Your instructions: Below are some records. Say how many of their lines include the string "that", giving only the number.

Raw data:
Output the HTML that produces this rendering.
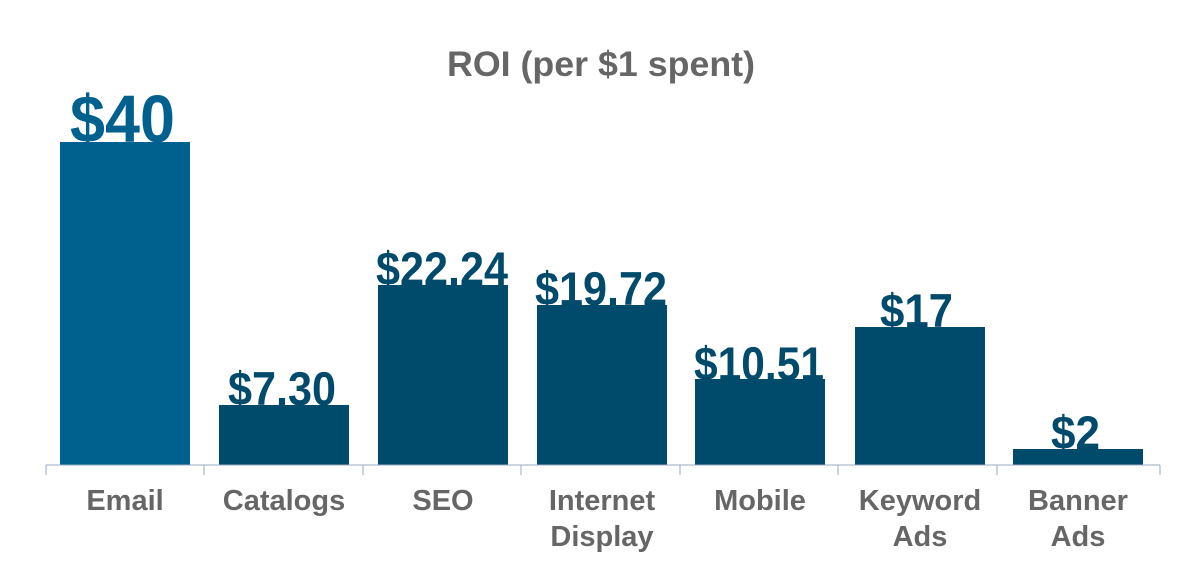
<!DOCTYPE html>
<html><head><style>body{margin:0;background:#fff}svg{display:block}</style></head>
<body>
<svg width="1190" height="582" xmlns="http://www.w3.org/2000/svg" font-family="Liberation Sans, Arial, sans-serif" font-weight="bold">
<text x="601" y="76" font-size="35" fill="#666" text-anchor="middle" textLength="308" lengthAdjust="spacingAndGlyphs">ROI (per $1 spent)</text>
<rect x="60" y="142" width="130" height="323" fill="#00608e"/>
<rect x="219" y="405" width="130" height="60" fill="#004a6b"/>
<rect x="378" y="285" width="130" height="180" fill="#004a6b"/>
<rect x="537" y="305" width="130" height="160" fill="#004a6b"/>
<rect x="695" y="379" width="130" height="86" fill="#004a6b"/>
<rect x="855" y="327" width="130" height="138" fill="#004a6b"/>
<rect x="1013" y="449" width="130" height="16" fill="#004a6b"/>
<path d="M46 465H1160M46 465v10M204 465v10M363 465v10M521 465v10M680 465v10M838 465v10M997 465v10M1160 465v10" stroke="#9ab" stroke-width="1" fill="none"/>
<g fill="#00608e"><text x="70" y="142" font-size="67" textLength="105" lengthAdjust="spacingAndGlyphs">$40</text></g>
<g fill="#004a6b" font-size="47">
<text x="228" y="405" textLength="108" lengthAdjust="spacingAndGlyphs">$7.30</text>
<text x="376" y="285" textLength="132" lengthAdjust="spacingAndGlyphs">$22.24</text>
<text x="535" y="305" textLength="132" lengthAdjust="spacingAndGlyphs">$19.72</text>
<text x="694" y="380" textLength="130" lengthAdjust="spacingAndGlyphs">$10.51</text>
<text x="880" y="327" textLength="73" lengthAdjust="spacingAndGlyphs">$17</text>
<text x="1051" y="449" textLength="49" lengthAdjust="spacingAndGlyphs">$2</text>
</g>
<g fill="#666" font-size="29" text-anchor="middle">
<text x="125" y="510">Email</text>
<text x="284" y="510">Catalogs</text>
<text x="443" y="510">SEO</text>
<text x="602" y="510">Internet</text><text x="602" y="546">Display</text>
<text x="760" y="510">Mobile</text>
<text x="920" y="510">Keyword</text><text x="920" y="546">Ads</text>
<text x="1078" y="510">Banner</text><text x="1078" y="546">Ads</text>
</g>
</svg>
</body></html>
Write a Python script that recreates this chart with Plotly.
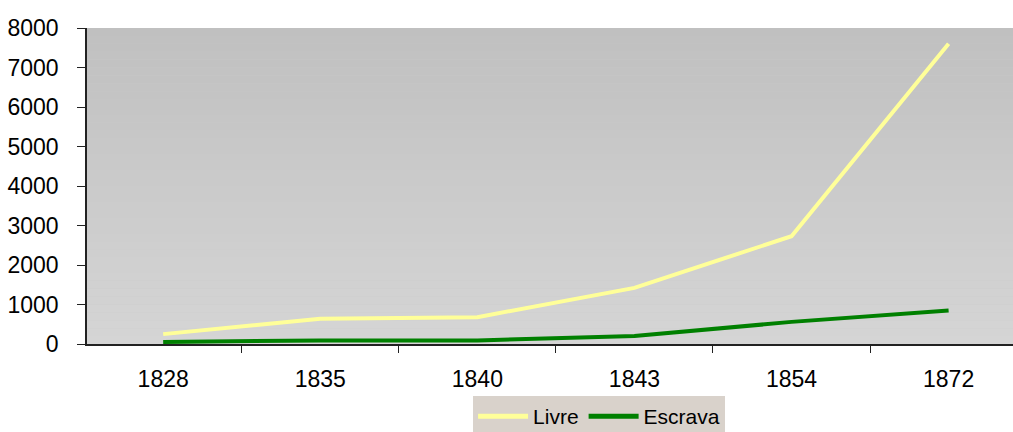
import plotly.graph_objects as go

years = ["1828", "1835", "1840", "1843", "1854", "1872"]
livre = [250, 640, 680, 1420, 2730, 7600]
escrava = [50, 90, 90, 200, 560, 850]

fig = go.Figure()
fig.add_trace(go.Scatter(x=years, y=livre, name="Livre", mode="lines",
                         line=dict(color="#ffff99", width=4)))
fig.add_trace(go.Scatter(x=years, y=escrava, name="Escrava", mode="lines",
                         line=dict(color="#008000", width=4)))

# vertical grey gradient behind the plot, done as thin bands
n = 40
top = (192, 192, 192)
bot = (213, 213, 213)
for i in range(n):
    t = i / (n - 1)
    c = tuple(round(bot[k] + (top[k] - bot[k]) * t) for k in range(3))
    fig.add_shape(type="rect", xref="x domain", yref="y domain",
                  x0=0, x1=1, y0=i / n, y1=(i + 1) / n,
                  fillcolor="rgb(%d,%d,%d)" % c, line_width=0, layer="below")

font = "Liberation Sans, Arial, sans-serif"
fig.update_layout(
    width=1013,
    height=432,
    margin=dict(l=87, r=0, t=28, b=88, autoexpand=False),
    paper_bgcolor="white",
    plot_bgcolor="#cacaca",
    font=dict(family=font, size=23, color="black"),
    showlegend=True,
    legend=dict(orientation="h", x=0.553, xanchor="center", y=-0.165, yanchor="top",
                bgcolor="#d9d2cb", font=dict(size=21), itemwidth=50,
                tracegroupgap=0, itemsizing="constant"),
)
fig.update_xaxes(type="category", range=[-0.485, 5.41], showgrid=False,
                 showline=True, linecolor="#222", linewidth=1.5,
                 ticks="outside", tickson="boundaries", ticklen=7, tickcolor="#222",
                 ticklabelstandoff=14, automargin=False)
fig.update_yaxes(range=[0, 8000], dtick=1000, showgrid=False, zeroline=False,
                 showline=True, linecolor="#222", linewidth=1.5,
                 ticks="outside", ticklen=8, tickcolor="#222",
                 ticklabelstandoff=14, automargin=False)

# drop the default body margin so the figure sits flush in the window
fig.write_html("out.html", config={"displayModeBar": False},
               post_script="document.body.style.margin='0';")
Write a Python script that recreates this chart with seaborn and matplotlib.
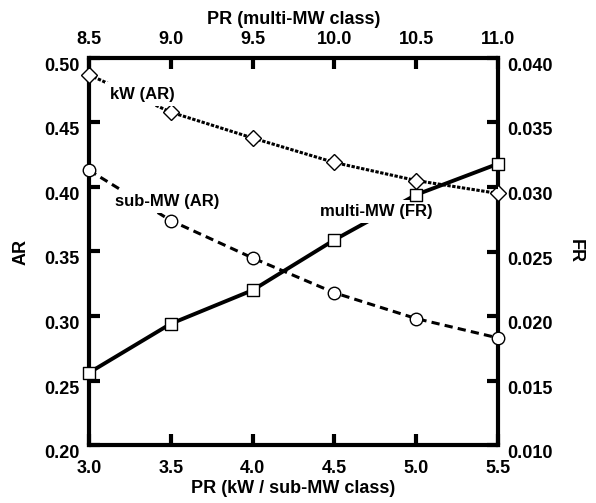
import matplotlib
matplotlib.use("Agg")
import matplotlib.pyplot as plt
import seaborn as sns
from matplotlib.ticker import FormatStrFormatter, MultipleLocator

# pressure ratio on the two x axes
prLow = [3.0, 3.5, 4.0, 4.5, 5.0, 5.5]
prHigh = [8.5, 9.0, 9.5, 10.0, 10.5, 11.0]

kwAR = [0.487, 0.458, 0.438, 0.419, 0.405, 0.395]
subMwAR = [0.413, 0.374, 0.345, 0.318, 0.298, 0.283]
multiMwFR = [0.0156, 0.0194, 0.0220, 0.0259, 0.0294, 0.0318]

sns.set_style("ticks")
plt.rcParams["font.family"] = ["Liberation Sans", "DejaVu Sans"]
plt.rcParams["font.weight"] = "bold"
plt.rcParams["axes.labelweight"] = "bold"
plt.rcParams["font.size"] = 13
for k in ["text.color", "axes.labelcolor", "xtick.color", "ytick.color", "axes.edgecolor"]:
    plt.rcParams[k] = "black"

fig = plt.figure(figsize=(5.96, 5.03), dpi=100)
ax = fig.add_axes([0.1493, 0.1153, 0.6863, 0.7694])
ax2 = ax.twinx()
ax3 = ax2.twiny()

markerKw = dict(markerfacecolor="white", markeredgecolor="black", markeredgewidth=1.0,
                clip_on=False, color="black")

sns.lineplot(x=prLow, y=kwAR, ax=ax, marker="D", markersize=8, lw=2.2,
             linestyle=(0, (1.1, 0.5)), zorder=3, **markerKw)
sns.lineplot(x=prLow, y=subMwAR, ax=ax, marker="o", markersize=9, lw=2.2,
             linestyle=(0, (2.7, 1.7)), zorder=3, **markerKw)
# multi-MW: line under the label box, squares above it
sns.lineplot(x=prHigh, y=multiMwFR, ax=ax3, lw=2.8, color="black", linestyle="-",
             zorder=3, clip_on=False)
sns.scatterplot(x=prHigh, y=multiMwFR, ax=ax3, marker="s", s=75, color="white",
                edgecolor="black", linewidth=1.0, zorder=6, clip_on=False)

ax.set_xlim(3.0, 5.5)
ax.set_ylim(0.20, 0.50)
ax2.set_ylim(0.010, 0.040)
ax3.set_xlim(8.5, 11.0)

ax.xaxis.set_major_locator(MultipleLocator(0.5))
ax.yaxis.set_major_locator(MultipleLocator(0.05))
ax2.yaxis.set_major_locator(MultipleLocator(0.005))
ax3.xaxis.set_major_locator(MultipleLocator(0.5))
ax.xaxis.set_major_formatter(FormatStrFormatter("%.1f"))
ax.yaxis.set_major_formatter(FormatStrFormatter("%.2f"))
ax2.yaxis.set_major_formatter(FormatStrFormatter("%.3f"))
ax3.xaxis.set_major_formatter(FormatStrFormatter("%.1f"))

for s in ax.spines.values():
    s.set_linewidth(3)
    s.set_color("black")
for a in (ax2, ax3):
    for s in a.spines.values():
        s.set_visible(False)
for a in (ax, ax2, ax3):
    a.tick_params(direction="in", length=8, width=3, labelsize=13, color="black")

ax.tick_params(axis="x", pad=11)
ax.tick_params(axis="y", pad=7)
ax2.tick_params(axis="y", pad=7)
ax3.tick_params(axis="x", pad=7)

ax.set_xlabel("PR (kW / sub-MW class)", fontsize=13, labelpad=2)
ax.set_ylabel("AR", fontsize=13, labelpad=10)
ax2.set_ylabel("FR", fontsize=13, rotation=270, labelpad=22)
ax3.set_xlabel("PR (multi-MW class)", fontsize=13, labelpad=5)
ax3.set_ylabel("")

# y tick labels sit a little below their ticks in the original
fig.canvas.draw()
for lbl in ax.get_yticklabels() + ax2.get_yticklabels():
    lbl.set_verticalalignment("top")

boxKw = dict(boxstyle="square,pad=0.25", fc="white", ec="none")
ax3.text(3.324, 0.472, "kW (AR)", transform=ax.transData, ha="center", va="center",
         fontsize=12, zorder=5, bbox=boxKw)
ax3.text(3.477, 0.389, "sub-MW (AR)", transform=ax.transData, ha="center", va="center",
         fontsize=12, zorder=5, bbox=boxKw)
ax3.text(4.754, 0.381, "multi-MW (FR)", transform=ax.transData, ha="center", va="center",
         fontsize=12, zorder=5, bbox=boxKw)

for a in (ax, ax2, ax3):
    leg = a.get_legend()
    if leg is not None:
        leg.remove()

fig.savefig("out.png", dpi=100)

Full answer: 3